AIM OF THE EXERCISE
Print all the data, keeping every line exactly as it is.

=== DATA BLOCK ===

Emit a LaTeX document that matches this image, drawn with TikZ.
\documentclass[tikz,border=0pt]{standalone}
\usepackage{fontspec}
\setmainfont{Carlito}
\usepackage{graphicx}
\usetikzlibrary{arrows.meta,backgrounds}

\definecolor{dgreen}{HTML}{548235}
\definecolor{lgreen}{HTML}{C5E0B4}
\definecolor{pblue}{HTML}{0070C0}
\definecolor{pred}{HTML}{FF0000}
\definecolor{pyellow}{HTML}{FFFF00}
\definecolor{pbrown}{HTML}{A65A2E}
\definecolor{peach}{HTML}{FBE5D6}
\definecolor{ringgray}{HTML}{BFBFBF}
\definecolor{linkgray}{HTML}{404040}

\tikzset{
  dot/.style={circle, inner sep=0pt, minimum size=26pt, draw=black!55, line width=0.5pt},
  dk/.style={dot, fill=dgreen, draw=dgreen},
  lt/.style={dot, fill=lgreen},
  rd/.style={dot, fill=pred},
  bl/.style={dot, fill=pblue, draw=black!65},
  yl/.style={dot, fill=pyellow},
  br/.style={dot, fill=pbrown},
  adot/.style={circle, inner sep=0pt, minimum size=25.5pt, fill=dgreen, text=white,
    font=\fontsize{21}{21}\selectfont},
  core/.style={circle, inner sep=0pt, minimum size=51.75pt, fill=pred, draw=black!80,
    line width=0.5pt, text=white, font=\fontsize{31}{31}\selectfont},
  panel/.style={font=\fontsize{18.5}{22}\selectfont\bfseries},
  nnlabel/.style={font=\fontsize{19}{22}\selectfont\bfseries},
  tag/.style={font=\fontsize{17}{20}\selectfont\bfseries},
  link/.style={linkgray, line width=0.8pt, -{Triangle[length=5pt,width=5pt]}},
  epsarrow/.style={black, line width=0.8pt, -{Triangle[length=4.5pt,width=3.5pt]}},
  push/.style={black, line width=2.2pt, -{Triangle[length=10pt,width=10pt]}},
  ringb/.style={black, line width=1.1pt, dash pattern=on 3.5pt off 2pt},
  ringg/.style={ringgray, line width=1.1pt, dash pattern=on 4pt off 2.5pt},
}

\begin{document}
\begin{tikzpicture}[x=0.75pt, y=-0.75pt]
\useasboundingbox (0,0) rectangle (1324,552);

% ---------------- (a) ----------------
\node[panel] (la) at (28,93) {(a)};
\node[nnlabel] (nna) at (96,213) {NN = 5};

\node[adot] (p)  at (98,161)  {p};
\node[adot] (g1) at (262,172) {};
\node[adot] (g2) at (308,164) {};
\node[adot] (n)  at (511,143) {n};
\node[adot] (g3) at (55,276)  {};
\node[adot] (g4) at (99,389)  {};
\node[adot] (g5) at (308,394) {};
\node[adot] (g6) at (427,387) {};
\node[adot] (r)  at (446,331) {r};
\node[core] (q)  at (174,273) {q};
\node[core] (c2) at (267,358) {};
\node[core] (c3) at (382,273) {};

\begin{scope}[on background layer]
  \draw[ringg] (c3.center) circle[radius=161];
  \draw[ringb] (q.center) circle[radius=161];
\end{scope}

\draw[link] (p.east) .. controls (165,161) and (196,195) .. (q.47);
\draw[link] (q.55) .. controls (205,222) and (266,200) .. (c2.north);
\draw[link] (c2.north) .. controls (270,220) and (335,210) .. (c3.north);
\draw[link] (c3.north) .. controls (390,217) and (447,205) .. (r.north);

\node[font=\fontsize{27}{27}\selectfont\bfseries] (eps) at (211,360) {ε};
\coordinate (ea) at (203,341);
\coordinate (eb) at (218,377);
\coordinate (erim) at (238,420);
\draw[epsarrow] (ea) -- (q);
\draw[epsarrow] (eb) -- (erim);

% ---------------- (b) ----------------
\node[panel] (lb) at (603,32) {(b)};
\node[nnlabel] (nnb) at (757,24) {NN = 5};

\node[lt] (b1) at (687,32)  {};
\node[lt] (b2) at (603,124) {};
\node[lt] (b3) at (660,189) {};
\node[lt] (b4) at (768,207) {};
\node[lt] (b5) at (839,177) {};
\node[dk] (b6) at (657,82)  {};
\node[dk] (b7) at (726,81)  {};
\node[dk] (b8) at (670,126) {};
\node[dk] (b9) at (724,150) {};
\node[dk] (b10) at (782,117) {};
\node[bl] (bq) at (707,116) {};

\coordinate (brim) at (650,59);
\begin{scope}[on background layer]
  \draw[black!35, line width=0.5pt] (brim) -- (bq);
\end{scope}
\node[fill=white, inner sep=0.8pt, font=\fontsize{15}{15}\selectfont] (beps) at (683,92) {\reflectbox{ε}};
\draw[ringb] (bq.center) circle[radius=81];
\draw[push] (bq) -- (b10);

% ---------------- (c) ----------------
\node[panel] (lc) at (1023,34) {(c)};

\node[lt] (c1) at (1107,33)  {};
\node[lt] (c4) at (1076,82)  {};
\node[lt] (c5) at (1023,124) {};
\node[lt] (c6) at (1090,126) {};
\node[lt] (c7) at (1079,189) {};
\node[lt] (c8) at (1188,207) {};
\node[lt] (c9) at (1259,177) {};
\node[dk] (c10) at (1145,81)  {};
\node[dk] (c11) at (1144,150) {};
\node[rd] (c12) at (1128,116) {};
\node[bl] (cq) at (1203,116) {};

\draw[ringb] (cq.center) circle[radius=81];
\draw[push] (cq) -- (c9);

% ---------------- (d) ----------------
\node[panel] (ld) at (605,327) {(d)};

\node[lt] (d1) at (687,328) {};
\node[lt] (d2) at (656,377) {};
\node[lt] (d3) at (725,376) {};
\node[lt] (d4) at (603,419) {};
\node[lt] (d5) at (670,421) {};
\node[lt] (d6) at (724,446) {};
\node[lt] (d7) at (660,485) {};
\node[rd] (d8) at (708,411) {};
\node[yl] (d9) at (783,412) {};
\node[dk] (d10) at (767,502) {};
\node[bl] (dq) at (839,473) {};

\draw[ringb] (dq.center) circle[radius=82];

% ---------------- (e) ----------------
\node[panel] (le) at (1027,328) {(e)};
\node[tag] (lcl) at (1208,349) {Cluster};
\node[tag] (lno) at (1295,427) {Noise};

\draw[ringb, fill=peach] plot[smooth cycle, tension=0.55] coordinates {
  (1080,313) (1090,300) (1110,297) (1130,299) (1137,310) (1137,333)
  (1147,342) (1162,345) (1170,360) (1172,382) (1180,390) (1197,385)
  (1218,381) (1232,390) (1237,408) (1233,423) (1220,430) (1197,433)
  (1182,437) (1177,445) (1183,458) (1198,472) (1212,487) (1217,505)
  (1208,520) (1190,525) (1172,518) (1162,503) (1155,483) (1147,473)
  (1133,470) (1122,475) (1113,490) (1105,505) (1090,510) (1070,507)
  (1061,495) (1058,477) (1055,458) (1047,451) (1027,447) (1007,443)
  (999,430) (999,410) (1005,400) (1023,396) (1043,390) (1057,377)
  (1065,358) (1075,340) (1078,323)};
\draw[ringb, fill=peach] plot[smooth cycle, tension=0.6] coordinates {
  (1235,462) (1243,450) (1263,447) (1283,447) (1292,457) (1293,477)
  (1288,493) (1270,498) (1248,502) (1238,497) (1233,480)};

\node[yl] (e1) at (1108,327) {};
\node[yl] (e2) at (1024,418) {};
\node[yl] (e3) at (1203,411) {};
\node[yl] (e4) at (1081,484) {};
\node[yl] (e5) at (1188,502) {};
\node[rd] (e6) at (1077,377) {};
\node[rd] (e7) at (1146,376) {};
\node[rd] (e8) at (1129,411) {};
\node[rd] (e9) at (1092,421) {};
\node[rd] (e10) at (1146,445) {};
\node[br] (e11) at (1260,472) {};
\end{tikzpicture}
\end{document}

===

SOLUTION
Emit a LaTeX document that matches this image, drawn with TikZ.
\documentclass[tikz,border=0pt]{standalone}
\usepackage{fontspec}
\setmainfont{Carlito}
\usepackage{graphicx}
\usetikzlibrary{arrows.meta,backgrounds}

\definecolor{dgreen}{HTML}{548235}
\definecolor{lgreen}{HTML}{C5E0B4}
\definecolor{pblue}{HTML}{0070C0}
\definecolor{pred}{HTML}{FF0000}
\definecolor{pyellow}{HTML}{FFFF00}
\definecolor{pbrown}{HTML}{A65A2E}
\definecolor{peach}{HTML}{FBE5D6}
\definecolor{ringgray}{HTML}{BFBFBF}
\definecolor{linkgray}{HTML}{404040}

\tikzset{
  dot/.style={circle, inner sep=0pt, minimum size=26pt, draw=black!55, line width=0.5pt},
  dk/.style={dot, fill=dgreen, draw=dgreen},
  lt/.style={dot, fill=lgreen},
  rd/.style={dot, fill=pred},
  bl/.style={dot, fill=pblue, draw=black!65},
  yl/.style={dot, fill=pyellow},
  br/.style={dot, fill=pbrown},
  adot/.style={circle, inner sep=0pt, minimum size=25.5pt, fill=dgreen, text=white,
    font=\fontsize{21}{21}\selectfont},
  core/.style={circle, inner sep=0pt, minimum size=51.75pt, fill=pred, draw=black!80,
    line width=0.5pt, text=white, font=\fontsize{31}{31}\selectfont},
  panel/.style={font=\fontsize{18.5}{22}\selectfont\bfseries},
  nnlabel/.style={font=\fontsize{19}{22}\selectfont\bfseries},
  tag/.style={font=\fontsize{17}{20}\selectfont\bfseries},
  link/.style={linkgray, line width=0.8pt, -{Triangle[length=5pt,width=5pt]}},
  epsarrow/.style={black, line width=0.8pt, -{Triangle[length=4.5pt,width=3.5pt]}},
  push/.style={black, line width=2.2pt, -{Triangle[length=10pt,width=10pt]}},
  ringb/.style={black, line width=1.1pt, dash pattern=on 3.5pt off 2pt},
  ringg/.style={ringgray, line width=1.1pt, dash pattern=on 4pt off 2.5pt},
}

\begin{document}
\begin{tikzpicture}[x=0.75pt, y=-0.75pt]
\useasboundingbox (0,0) rectangle (1324,552);

% ---------------- (a) ----------------
\node[panel] (la) at (28,93) {(a)};
\node[nnlabel] (nna) at (96,213) {NN = 5};

\node[adot] (p)  at (98,161)  {p};
\node[adot] (g1) at (262,172) {};
\node[adot] (g2) at (308,164) {};
\node[adot] (n)  at (511,143) {n};
\node[adot] (g3) at (55,276)  {};
\node[adot] (g4) at (99,389)  {};
\node[adot] (g5) at (308,394) {};
\node[adot] (g6) at (427,387) {};
\node[adot] (r)  at (446,331) {r};
\node[core] (q)  at (174,273) {q};
\node[core] (c2) at (267,358) {};
\node[core] (c3) at (382,273) {};

\begin{scope}[on background layer]
  \draw[ringg] (c3.center) circle[radius=161];
  \draw[ringb] (q.center) circle[radius=161];
\end{scope}

\draw[link] (p.east) .. controls (165,161) and (196,195) .. (q.47);
\draw[link] (q.55) .. controls (205,222) and (266,200) .. (c2.north);
\draw[link] (c2.north) .. controls (270,220) and (335,210) .. (c3.north);
\draw[link] (c3.north) .. controls (390,217) and (447,205) .. (r.north);

\node[font=\fontsize{27}{27}\selectfont\bfseries] (eps) at (211,360) {ε};
\coordinate (ea) at (203,341);
\coordinate (eb) at (218,377);
\coordinate (erim) at (238,420);
\draw[epsarrow] (ea) -- (q);
\draw[epsarrow] (eb) -- (erim);

% ---------------- (b) ----------------
\node[panel] (lb) at (603,32) {(b)};
\node[nnlabel] (nnb) at (757,24) {NN = 5};

\node[lt] (b1) at (687,32)  {};
\node[lt] (b2) at (603,124) {};
\node[lt] (b3) at (660,189) {};
\node[lt] (b4) at (768,207) {};
\node[lt] (b5) at (839,177) {};
\node[dk] (b6) at (657,82)  {};
\node[dk] (b7) at (726,81)  {};
\node[dk] (b8) at (670,126) {};
\node[dk] (b9) at (724,150) {};
\node[dk] (b10) at (782,117) {};
\node[bl] (bq) at (707,116) {};

\coordinate (brim) at (650,59);
\begin{scope}[on background layer]
  \draw[black!35, line width=0.5pt] (brim) -- (bq);
\end{scope}
\node[fill=white, inner sep=0.8pt, font=\fontsize{15}{15}\selectfont] (beps) at (683,92) {\reflectbox{ε}};
\draw[ringb] (bq.center) circle[radius=81];
\draw[push] (bq) -- (b10);

% ---------------- (c) ----------------
\node[panel] (lc) at (1023,34) {(c)};

\node[lt] (c1) at (1107,33)  {};
\node[lt] (c4) at (1076,82)  {};
\node[lt] (c5) at (1023,124) {};
\node[lt] (c6) at (1090,126) {};
\node[lt] (c7) at (1079,189) {};
\node[lt] (c8) at (1188,207) {};
\node[lt] (c9) at (1259,177) {};
\node[dk] (c10) at (1145,81)  {};
\node[dk] (c11) at (1144,150) {};
\node[rd] (c12) at (1128,116) {};
\node[bl] (cq) at (1203,116) {};

\draw[ringb] (cq.center) circle[radius=81];
\draw[push] (cq) -- (c9);

% ---------------- (d) ----------------
\node[panel] (ld) at (605,327) {(d)};

\node[lt] (d1) at (687,328) {};
\node[lt] (d2) at (656,377) {};
\node[lt] (d3) at (725,376) {};
\node[lt] (d4) at (603,419) {};
\node[lt] (d5) at (670,421) {};
\node[lt] (d6) at (724,446) {};
\node[lt] (d7) at (660,485) {};
\node[rd] (d8) at (708,411) {};
\node[yl] (d9) at (783,412) {};
\node[dk] (d10) at (767,502) {};
\node[bl] (dq) at (839,473) {};

\draw[ringb] (dq.center) circle[radius=82];

% ---------------- (e) ----------------
\node[panel] (le) at (1027,328) {(e)};
\node[tag] (lcl) at (1208,349) {Cluster};
\node[tag] (lno) at (1295,427) {Noise};

\draw[ringb, fill=peach] plot[smooth cycle, tension=0.55] coordinates {
  (1080,313) (1090,300) (1110,297) (1130,299) (1137,310) (1137,333)
  (1147,342) (1162,345) (1170,360) (1172,382) (1180,390) (1197,385)
  (1218,381) (1232,390) (1237,408) (1233,423) (1220,430) (1197,433)
  (1182,437) (1177,445) (1183,458) (1198,472) (1212,487) (1217,505)
  (1208,520) (1190,525) (1172,518) (1162,503) (1155,483) (1147,473)
  (1133,470) (1122,475) (1113,490) (1105,505) (1090,510) (1070,507)
  (1061,495) (1058,477) (1055,458) (1047,451) (1027,447) (1007,443)
  (999,430) (999,410) (1005,400) (1023,396) (1043,390) (1057,377)
  (1065,358) (1075,340) (1078,323)};
\draw[ringb, fill=peach] plot[smooth cycle, tension=0.6] coordinates {
  (1235,462) (1243,450) (1263,447) (1283,447) (1292,457) (1293,477)
  (1288,493) (1270,498) (1248,502) (1238,497) (1233,480)};

\node[yl] (e1) at (1108,327) {};
\node[yl] (e2) at (1024,418) {};
\node[yl] (e3) at (1203,411) {};
\node[yl] (e4) at (1081,484) {};
\node[yl] (e5) at (1188,502) {};
\node[rd] (e6) at (1077,377) {};
\node[rd] (e7) at (1146,376) {};
\node[rd] (e8) at (1129,411) {};
\node[rd] (e9) at (1092,421) {};
\node[rd] (e10) at (1146,445) {};
\node[br] (e11) at (1260,472) {};
\end{tikzpicture}
\end{document}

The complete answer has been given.